Contrary to the view of the German Federal Court of Justice, the CJEU (to the disapproval of original equipment manufacturers) states that the repair clause is not subject to the condition that the protected design (i.e. spare part) is dependent upon the appearance of the complex product (i.e. car). Therefore, alloy wheel rims – likewise any other “must match” spare part – fall into the ambit of the repair clause, irrespective of whether these are freely interchangeable and independent of the appearance of a car.

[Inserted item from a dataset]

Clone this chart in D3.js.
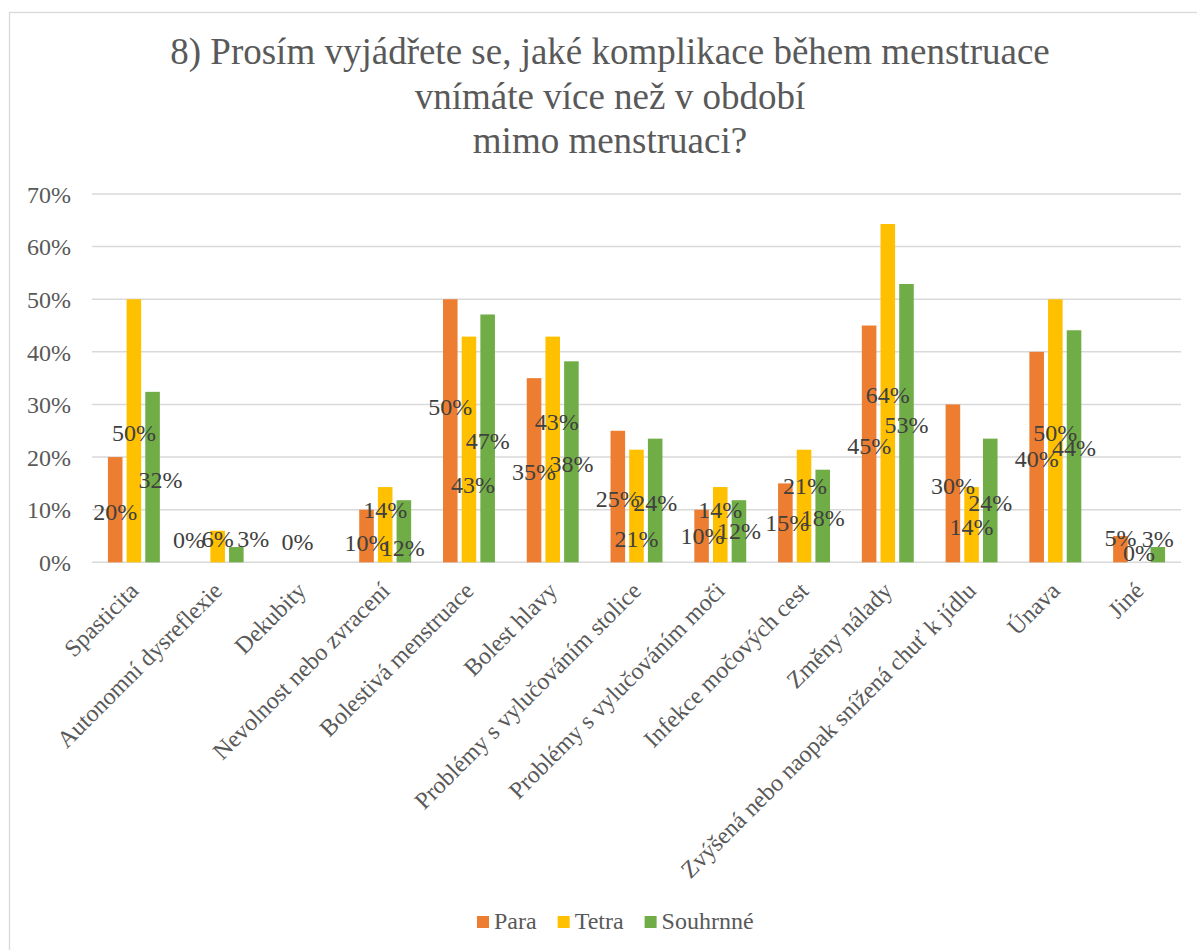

However, manufacturers or sellers of replica wheels are not free to copy alloy wheel rims or other “must match” spare part for any purpose whatsoever. It is clear from the judgment that they are only allowed to benefit from the repair clause in limited circumstances, namely only if the “must match” spare part permits the repair of the complex product. In the event of alloy wheel rims, the replica alloy wheel rims must be identical in appearance to the original wheel rim which had been mounted to a car and manufacturers or sellers are especially not allowed to manufacture or distribute copies of any other variant of original wheel rims. Moreover, the duty of diligence that manufacturers and sellers of replica alloy wheel rims have to comply with should not be underestimated. The burden of proof lies with them and it will not be sufficient to simply inform customers about the legal situation; they will have to implement appropriate precautionary measures and revise their customer contracts. Finally, they are under the obligation to reasonably review any order they receive from a customer as to whether the respective customer might use the alloy wheel rims for other purposes than repair and in any case they might not have blind faith in their customers. Otherwise they risk being unable to rely on the repair clause and therefore being liable for design infringement.